When using these models, it is common to first fine-tune them on a dataset that better represents the desired search space. This tutorial shows how to load a pretrained model and fine-tune it on a new dataset.

Performance Notes

If running on Collab, remember to change the runtime to GPU

import sys
sys.path.append('..')

from mrl.imports import *
from mrl.chem import *
from mrl.model_zoo import LSTM_LM_Small_ZINC
/home/dmai/miniconda3/envs/mrl/lib/python3.7/importlib/_bootstrap.py:219: RuntimeWarning: to-Python converter for boost::shared_ptr<RDKit::FilterCatalogEntry const> already registered; second conversion method ignored.
  return f(*args, **kwds)

Here we load the LSTM_LM_Small_ZINC pretrained model. This is a 3-layer LSTM model trained on ~79 million compounds from the ZINC library

agent = LSTM_LM_Small_ZINC()
agent.model
LSTM_LM(
  (embedding): Embedding(47, 256)
  (lstm): LSTM(
    (input_drop): SequenceDropout()
    (lstm_drop): SequenceDropout()
    (lstms): ModuleList(
      (0): LSTM(256, 1024, batch_first=True)
      (1): LSTM(1024, 1024, batch_first=True)
      (2): LSTM(1024, 256, batch_first=True)
    )
  )
  (head): Linear(in_features=256, out_features=47, bias=True)
)

We can generate compounds by sampling from the model

smiles = agent.sample_and_reconstruct(100, 100)
mols = to_mols(smiles)
draw_mols(mols[:4], mols_per_row=4)

Now we read in our dataset. This is just a toy dataset to illustrate the API. More realistically, this could be a designed library. For example, a library containing molecules built on a specific scaffold of interest

df = pd.read_csv('../files/smiles.csv')

# if in Collab:
# download_files()
# df = pd.read_csv('files/smiles.csv')
df
smiles
0 CNc1nc(SCC(=O)Nc2cc(Cl)ccc2OC)nc2ccccc12
1 COc1ccc(C(=O)Oc2ccc(/C=C3\C(=N)N4OC(C)=CC4=NC3...
2 Cc1sc(NC(=O)c2ccccc2)c(C(N)=O)c1C
3 COc1ccc(NCc2noc(-c3ccoc3)n2)cc1OC(F)F
4 O=C(COC(=O)c1cccc(Br)c1)c1ccc2c(c1)OCCCO2
... ...
1995 C/C(=N/NC(=O)CN(c1ccccc1Br)S(C)(=O)=O)c1ccc2c(...
1996 CCC(=O)Nc1ccc(NC(=O)NCCc2cccs2)cc1C
1997 CCC(CC)(NC(=O)Cc1c(F)cccc1F)/C(N)=N/O
1998 CC(=O)c1ccc(NC(=O)CNC(=O)c2ccccc2C)cc1C
1999 Nc1n[nH]c2cc(F)ccc12

2000 rows × 1 columns

Here we load our dataset into the agent

agent.update_dataset_from_inputs(df.smiles.values)

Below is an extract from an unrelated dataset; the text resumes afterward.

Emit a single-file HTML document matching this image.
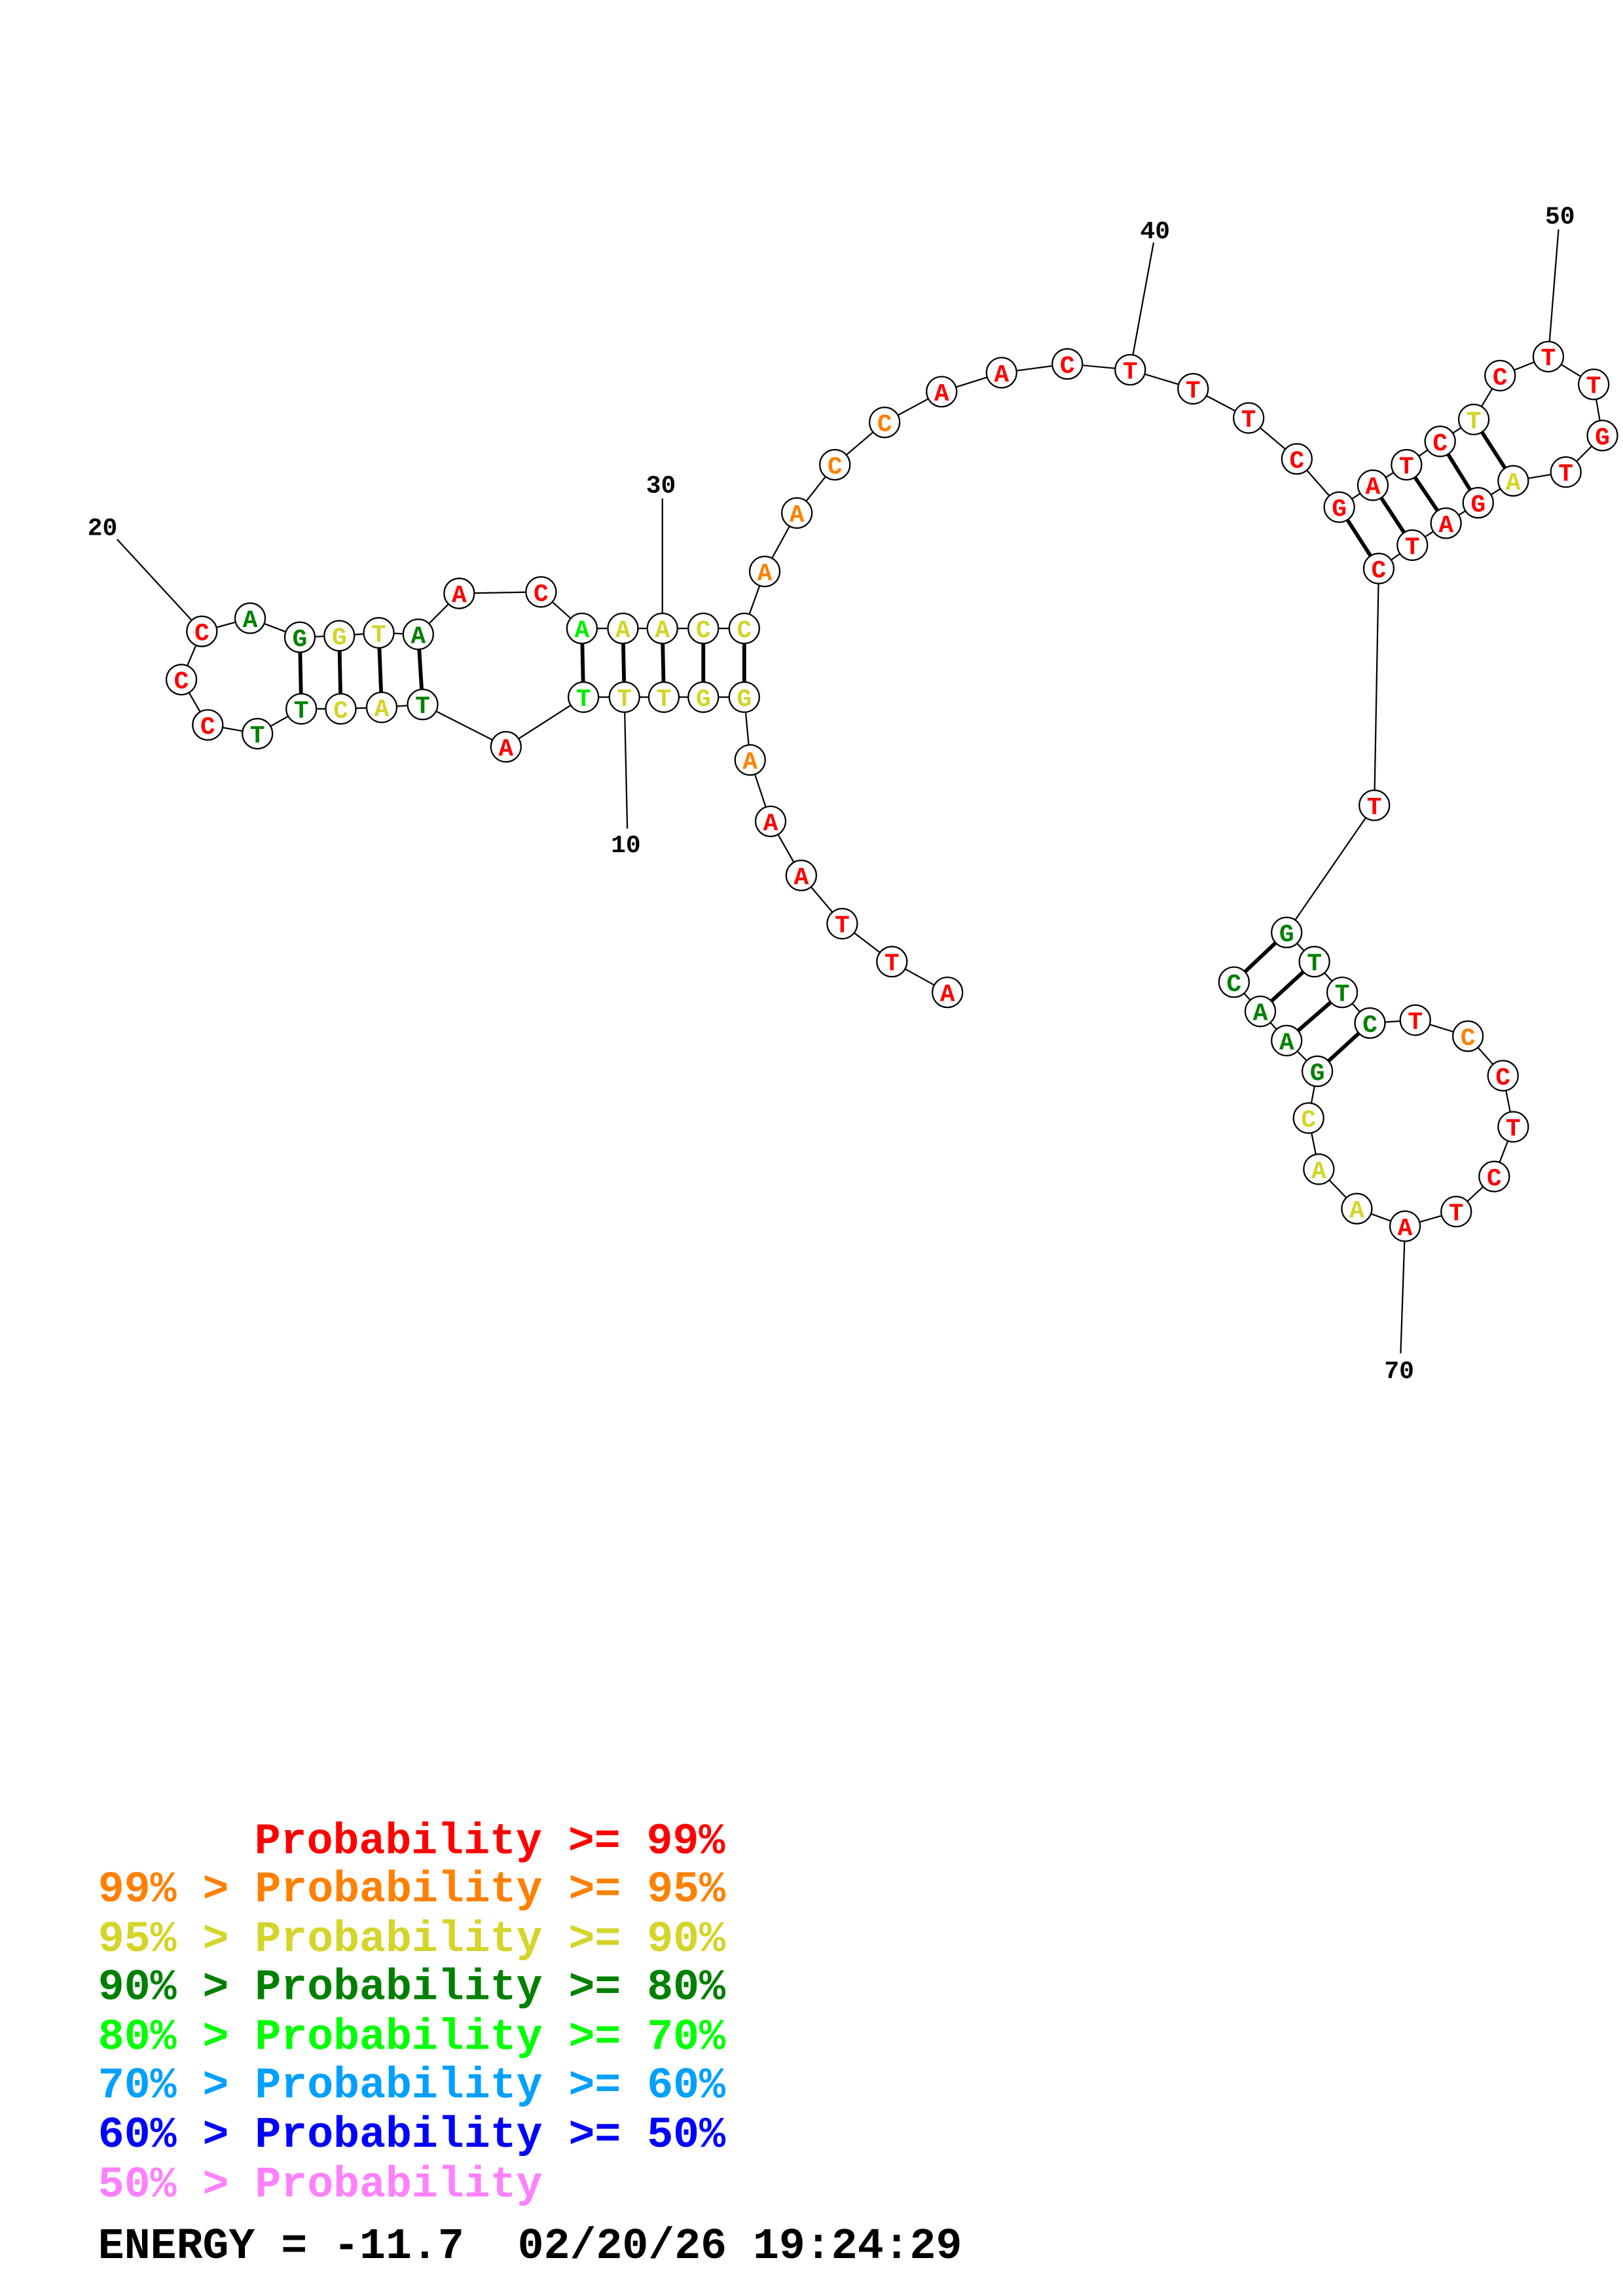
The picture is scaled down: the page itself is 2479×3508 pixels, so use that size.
<!DOCTYPE html>
<html><head><meta charset="utf-8"><style>html,body{margin:0;padding:0;background:#fff}svg{display:block}.pre{white-space:pre}</style></head><body>
<svg xmlns="http://www.w3.org/2000/svg" width="2479" height="3508" viewBox="0 0 1110 1571">
<rect width="1110" height="1571" fill="#fff"/>
<g stroke="#000" stroke-width="1" fill="none">
<polyline points="648,679 610,658 576,632 548,599 527,562 513,520 509,477 481,477 454,477 427,477 399,477 346,511 289,482 261,484 233,485 206,485 176,502 142,496 124,465 138,432 171,423 205,436 232,435 259,433 286,434 314,406 370,405 398,430 426,430 453,430 481,430 509,430 523,391 545,351 571,318 605,289 644,268 685,255 730,249 773,253 816,266 854,286 887,314 916,347 939,332 962,318 985,302 1008,287 1026,257 1059,244 1090,263 1096,298 1071,323 1035,329 1011,344 989,358 966,373 943,389 940,551 880,638 899,658 918,679 937,700 968,698 1004,709 1028,736 1035,771 1022,805 996,829 961,839 928,827 902,800 895,765 901,733 880,712 862,692 844,672"/>
<line x1="429" y1="567" x2="427" y2="477"/>
<line x1="80" y1="369" x2="138" y2="432"/>
<line x1="453" y1="341" x2="453" y2="430"/>
<line x1="789" y1="166" x2="773" y2="253"/>
<line x1="1066" y1="157" x2="1059" y2="244"/>
<line x1="958" y1="926" x2="961" y2="839"/>
</g>
<g stroke="#000" stroke-width="2.6">
<line x1="509" y1="477" x2="509" y2="430"/><line x1="481" y1="477" x2="481" y2="430"/><line x1="454" y1="477" x2="453" y2="430"/><line x1="427" y1="477" x2="426" y2="430"/><line x1="399" y1="477" x2="398" y2="430"/>
<line x1="289" y1="482" x2="286" y2="434"/><line x1="261" y1="484" x2="259" y2="433"/><line x1="233" y1="485" x2="232" y2="435"/><line x1="206" y1="485" x2="205" y2="436"/>
<line x1="916" y1="347" x2="943" y2="389"/><line x1="939" y1="332" x2="966" y2="373"/><line x1="962" y1="318" x2="989" y2="358"/><line x1="985" y1="302" x2="1011" y2="344"/><line x1="1008" y1="287" x2="1035" y2="329"/>
<line x1="880" y1="638" x2="844" y2="672"/><line x1="899" y1="658" x2="862" y2="692"/><line x1="918" y1="679" x2="880" y2="712"/><line x1="937" y1="700" x2="901" y2="733"/>
</g>
<g stroke="#000" stroke-width="1" fill="#fff">
<circle cx="648" cy="679" r="10.3"/><circle cx="610" cy="658" r="10.3"/><circle cx="576" cy="632" r="10.3"/><circle cx="548" cy="599" r="10.3"/><circle cx="527" cy="562" r="10.3"/><circle cx="513" cy="520" r="10.3"/><circle cx="509" cy="477" r="10.3"/><circle cx="481" cy="477" r="10.3"/><circle cx="454" cy="477" r="10.3"/><circle cx="427" cy="477" r="10.3"/><circle cx="399" cy="477" r="10.3"/><circle cx="346" cy="511" r="10.3"/><circle cx="289" cy="482" r="10.3"/><circle cx="261" cy="484" r="10.3"/><circle cx="233" cy="485" r="10.3"/><circle cx="206" cy="485" r="10.3"/><circle cx="176" cy="502" r="10.3"/><circle cx="142" cy="496" r="10.3"/><circle cx="124" cy="465" r="10.3"/><circle cx="138" cy="432" r="10.3"/><circle cx="171" cy="423" r="10.3"/><circle cx="205" cy="436" r="10.3"/><circle cx="232" cy="435" r="10.3"/><circle cx="259" cy="433" r="10.3"/><circle cx="286" cy="434" r="10.3"/><circle cx="314" cy="406" r="10.3"/><circle cx="370" cy="405" r="10.3"/><circle cx="398" cy="430" r="10.3"/><circle cx="426" cy="430" r="10.3"/><circle cx="453" cy="430" r="10.3"/><circle cx="481" cy="430" r="10.3"/><circle cx="509" cy="430" r="10.3"/><circle cx="523" cy="391" r="10.3"/><circle cx="545" cy="351" r="10.3"/><circle cx="571" cy="318" r="10.3"/><circle cx="605" cy="289" r="10.3"/><circle cx="644" cy="268" r="10.3"/><circle cx="685" cy="255" r="10.3"/><circle cx="730" cy="249" r="10.3"/><circle cx="773" cy="253" r="10.3"/><circle cx="816" cy="266" r="10.3"/><circle cx="854" cy="286" r="10.3"/><circle cx="887" cy="314" r="10.3"/><circle cx="916" cy="347" r="10.3"/><circle cx="939" cy="332" r="10.3"/><circle cx="962" cy="318" r="10.3"/><circle cx="985" cy="302" r="10.3"/><circle cx="1008" cy="287" r="10.3"/><circle cx="1026" cy="257" r="10.3"/><circle cx="1059" cy="244" r="10.3"/><circle cx="1090" cy="263" r="10.3"/><circle cx="1096" cy="298" r="10.3"/><circle cx="1071" cy="323" r="10.3"/><circle cx="1035" cy="329" r="10.3"/><circle cx="1011" cy="344" r="10.3"/><circle cx="989" cy="358" r="10.3"/><circle cx="966" cy="373" r="10.3"/><circle cx="943" cy="389" r="10.3"/><circle cx="940" cy="551" r="10.3"/><circle cx="880" cy="638" r="10.3"/><circle cx="899" cy="658" r="10.3"/><circle cx="918" cy="679" r="10.3"/><circle cx="937" cy="700" r="10.3"/><circle cx="968" cy="698" r="10.3"/><circle cx="1004" cy="709" r="10.3"/><circle cx="1028" cy="736" r="10.3"/><circle cx="1035" cy="771" r="10.3"/><circle cx="1022" cy="805" r="10.3"/><circle cx="996" cy="829" r="10.3"/><circle cx="961" cy="839" r="10.3"/><circle cx="928" cy="827" r="10.3"/><circle cx="902" cy="800" r="10.3"/><circle cx="895" cy="765" r="10.3"/><circle cx="901" cy="733" r="10.3"/><circle cx="880" cy="712" r="10.3"/><circle cx="862" cy="692" r="10.3"/><circle cx="844" cy="672" r="10.3"/>
</g>
<g font-family="'Liberation Mono', monospace" font-weight="bold" font-size="17" text-anchor="middle">
<text x="648" y="685" fill="#f00">A</text><text x="610" y="664" fill="#f00">T</text><text x="576" y="638" fill="#f00">T</text><text x="548" y="605" fill="#f00">A</text><text x="527" y="568" fill="#f00">A</text><text x="513" y="526" fill="#ff8000">A</text><text x="509" y="483" fill="#d4d42a">G</text><text x="481" y="483" fill="#d4d42a">G</text><text x="454" y="483" fill="#d4d42a">T</text><text x="427" y="483" fill="#d4d42a">T</text><text x="399" y="483" fill="#00ee00">T</text><text x="346" y="517" fill="#f00">A</text><text x="289" y="488" fill="#008000">T</text><text x="261" y="490" fill="#d4d42a">A</text><text x="233" y="491" fill="#d4d42a">C</text><text x="206" y="491" fill="#008000">T</text><text x="176" y="508" fill="#008000">T</text><text x="142" y="502" fill="#f00">C</text><text x="124" y="471" fill="#f00">C</text><text x="138" y="438" fill="#f00">C</text><text x="171" y="429" fill="#008000">A</text><text x="205" y="442" fill="#008000">G</text><text x="232" y="441" fill="#d4d42a">G</text><text x="259" y="439" fill="#d4d42a">T</text><text x="286" y="440" fill="#008000">A</text><text x="314" y="412" fill="#f00">A</text><text x="370" y="411" fill="#f00">C</text><text x="398" y="436" fill="#00ee00">A</text><text x="426" y="436" fill="#d4d42a">A</text><text x="453" y="436" fill="#d4d42a">A</text><text x="481" y="436" fill="#d4d42a">C</text><text x="509" y="436" fill="#d4d42a">C</text><text x="523" y="397" fill="#ff8000">A</text><text x="545" y="357" fill="#ff8000">A</text><text x="571" y="324" fill="#ff8000">C</text><text x="605" y="295" fill="#ff8000">C</text><text x="644" y="274" fill="#f00">A</text><text x="685" y="261" fill="#f00">A</text><text x="730" y="255" fill="#f00">C</text><text x="773" y="259" fill="#f00">T</text><text x="816" y="272" fill="#f00">T</text><text x="854" y="292" fill="#f00">T</text><text x="887" y="320" fill="#f00">C</text><text x="916" y="353" fill="#f00">G</text><text x="939" y="338" fill="#f00">A</text><text x="962" y="324" fill="#f00">T</text><text x="985" y="308" fill="#f00">C</text><text x="1008" y="293" fill="#d4d42a">T</text><text x="1026" y="263" fill="#f00">C</text><text x="1059" y="250" fill="#f00">T</text><text x="1090" y="269" fill="#f00">T</text><text x="1096" y="304" fill="#f00">G</text><text x="1071" y="329" fill="#f00">T</text><text x="1035" y="335" fill="#d4d42a">A</text><text x="1011" y="350" fill="#f00">G</text><text x="989" y="364" fill="#f00">A</text><text x="966" y="379" fill="#f00">T</text><text x="943" y="395" fill="#f00">C</text><text x="940" y="557" fill="#f00">T</text><text x="880" y="644" fill="#008000">G</text><text x="899" y="664" fill="#008000">T</text><text x="918" y="685" fill="#008000">T</text><text x="937" y="706" fill="#008000">C</text><text x="968" y="704" fill="#f00">T</text><text x="1004" y="715" fill="#ff8000">C</text><text x="1028" y="742" fill="#f00">C</text><text x="1035" y="777" fill="#f00">T</text><text x="1022" y="811" fill="#f00">C</text><text x="996" y="835" fill="#f00">T</text><text x="961" y="845" fill="#f00">A</text><text x="928" y="833" fill="#d4d42a">A</text><text x="902" y="806" fill="#d4d42a">A</text><text x="895" y="771" fill="#d4d42a">C</text><text x="901" y="739" fill="#008000">G</text><text x="880" y="718" fill="#008000">A</text><text x="862" y="698" fill="#008000">A</text><text x="844" y="678" fill="#008000">C</text>
</g>
<g font-family="'Liberation Mono', monospace" font-weight="bold" font-size="17" text-anchor="middle" fill="#000">
<text x="428" y="583">10</text><text x="70" y="366">20</text><text x="452" y="337">30</text><text x="790" y="163">40</text><text x="1067" y="153">50</text><text x="957" y="943">70</text>
</g>
<g font-family="'Liberation Mono', monospace" font-weight="bold" font-size="29.8" class="pre">
<text x="174" y="1268" fill="#f00">Probability &gt;= 99%</text>
<text x="67" y="1301" fill="#ff8000">99% &gt; Probability &gt;= 95%</text>
<text x="67" y="1335" fill="#d4d42a">95% &gt; Probability &gt;= 90%</text>
<text x="67" y="1368" fill="#008000">90% &gt; Probability &gt;= 80%</text>
<text x="67" y="1402" fill="#00ff00">80% &gt; Probability &gt;= 70%</text>
<text x="67" y="1435" fill="#00a0ff">70% &gt; Probability &gt;= 60%</text>
<text x="67" y="1469" fill="#0000ff">60% &gt; Probability &gt;= 50%</text>
<text x="67" y="1503" fill="#ff80ff">50% &gt; Probability</text>
<text x="67" y="1545" fill="#000">ENERGY = -11.7</text>
<text x="354" y="1545" fill="#000">02/20/26 19:24:29</text>
</g>
</svg>
</body></html>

Now we train. An important question here is how much fine-tuning should be done. This is something you have to feel out based on the size of your fine-tuning dataset and the needs of the downstream tasks. Fine-tuning extensively on a small dataset can lead to mode collapse in the resulting model. On the other hand, not doing enough fine-tuning can lead to a model that fails to generate compounds of interest.

As a general rule of thumb, 1e-5 works well as an initial learning rate for fine-tuning. Depending on your dataset, higher learning rates (1e-4 or 1e-3) may be appropriate.

agent.train_supervised(32, 1, 1e-5)
Epoch Train Loss Valid Loss Time
0 0.60565 0.53878 00:04

When first fine-tuning on a new dataset, a good approach is to fine-tune at a lower learning rate for 1 epoch at a time, monitoring the generated compounds after each training epoch. Generate 2000+ compounds and check the generated dataset for percent unique and percent valid compounds.

If the fine-tuning dataset represents a specific, opinionated chemical space (ie specific scaffolds), spot check compounds to see if the model has adapted to the fine-tuning dataset.

Continue fine-tuning until generated compounds look acceptable, so long as percent unique and percent valid metrics are high

smiles = agent.batch_sample_and_reconstruct(4000, 512, 90)

mols = to_mols(smiles)

percent_valid = len([i for i in mols if i is not None])/len(mols)
percent_unique = len(set(smiles))/len(smiles)

print(f'Percent Valid: {percent_valid:.3f}, Percent Unique: {percent_unique:.3f}')
Percent Valid: 0.981, Percent Unique: 1.000